The number one United Nations Sustainable Development Goal is to eliminate poverty, leaving nobody behind. Researchers in the United Kingdom are harnessing the large-scale data-processing power of Microsoft Azure to map the location of every person on Earth to provide the accurate population statistics needed to achieve this international humanitarian goal.
“There are about 2 billion people in the world today who are so poor that they earn less every day than the price of a cappuccino,” explains Claire Melamed, Executive Director of The Global Partnership for Sustainable Development Data.
For decades, poverty has been the premier predictor of the general health and economic development needs of the world’s most vulnerable populations. Conventional means of assessing poverty, such as national census and household survey data, cannot provide the necessary detailed situational views in a timely manner for aid providers to be fully effective. In 2012, for example, one of the world’s largest foundations funded the distribution of polio vaccines in northern Nigeria using 2006 census data. Workers either ran out of vaccines or returned with unused supplies due to the lack of more detailed population information.

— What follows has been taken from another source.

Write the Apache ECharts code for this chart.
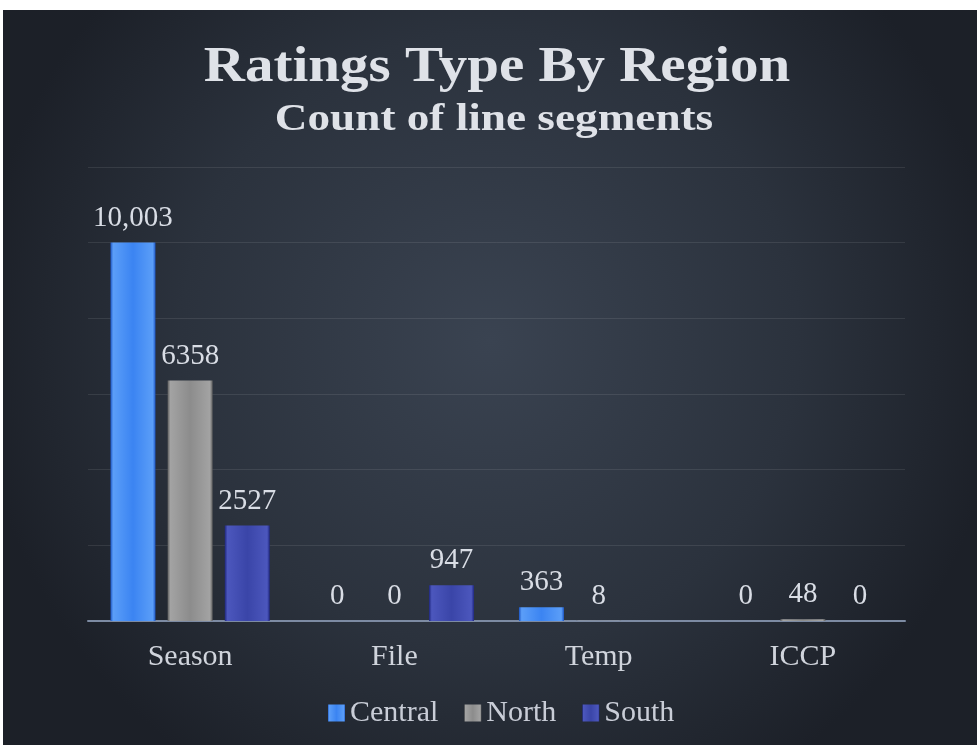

The WorldPop research team at the University of Southampton, U.K., provides critical data for tracking the UN Sustainable Development Goals by counting every person on Earth, where they are and who they are. The team does this using novel data science techniques and cloud computing to combine large datasets drawn from census, surveys, satellite, GIS and other sources to provide governments and NGOs with extremely detailed spatial and temporal mappings—some with resolutions down to 100 meters square. “The datasets can be so large and complex that it’s impractical or impossible to build them on a single workstation,” says Andy Tatem, a professor of geography and environment at the University of Southampton and the director of the WorldPop initiative. “But now our researchers are able to cut them down to size with the compute clusters and parallel computing that Microsoft Azure provides.”
For example, consider WorldPop researcher Maksym Bondarenko. He is working on an ambitious global analysis project to draw a range of insightful predictions and calculations from geospatial data for every country in the world at a resolution of 100 square meters, which involves processing 800 million cells of data. Bondarenko built a high-performance computing (HPC) cluster on Azure, using A8-A9 virtual machines that support ultrafast InfiniBand network connections. This high-performance networking is used in many supercomputers, and is necessary to scale beyond a few machines.
“Azure was the only cloud that gave us true supercomputing performance,” says Tatem.
The team does much of their analysis using the R programming language, and Microsoft’s open source capabilities are ideal for this. “With Azure HDInsight, we also used open source R programming with Microsoft R Server for hosting and managing parallel and distributed workloads of R processes on the VMs,” Bondarenko says. “We then output our results to a Random Forest tree-based machine learning model. This approach can enable predictive models and map nonlinear relationships quite well.”
Using Azure, WorldPop Research Fellow Jessica Steele has the computing power she needs to analyze how poverty and gender inequality are related to how people live and move. “Poverty is absolutely gendered,“ she says. “We know women are more likely to be poor and more susceptible to falling into poverty.”
Azure is helping Steele achieve more when analyzing large population datasets. “Running statistical models of poverty is a very iterative process. Being able to parallelize and speed up the process using Azure makes that iteration process shorter. This lets us get results back faster, talk to team members more quickly, and make decisions about how to move forward,” she says.
WorldPop Research Fellow Dr. Chigozie Edson Utazi provides another example of how Azure helps facilitate the organization’s research projects: he uses the cloud computer infrastructure to seamlessly scale his R analysis that provides data for measles vaccination programs in Africa.
”I grew up in Nigeria, and it’s amazing that I can sit here help improve the lives of people in my country with this research,” he says. “I use R for all my statistical analysis. These datasets cover entire countries sometimes. And you could have millions of grid cells in just one of them. The data is too big, and my computer doesn’t have enough memory to handle it. So I would require a bigger computer, a high-performance computer, to be able to do that. It would be nightmarish to do this without Azure. So it’s refreshing to use Azure because I don’t have to wait in a queue, and I get my code run very quickly, and I have some results back in a very timely manner.”
Easy, anywhere access to the Microsoft Azure cloud computing platform, combined with its power, versatility and scalability, has changed how the WorldPop research team does their spatial and temporal mapping research.
“At WorldPop, we’re shaving as much as 90 percent off our calculation run-times using Microsoft Azure,” Tatem says. “This frees us to focus more on data science, to improve the quality of our population mapping and ultimately to help governments and aid providers target poverty issues more efficiently and effectively.”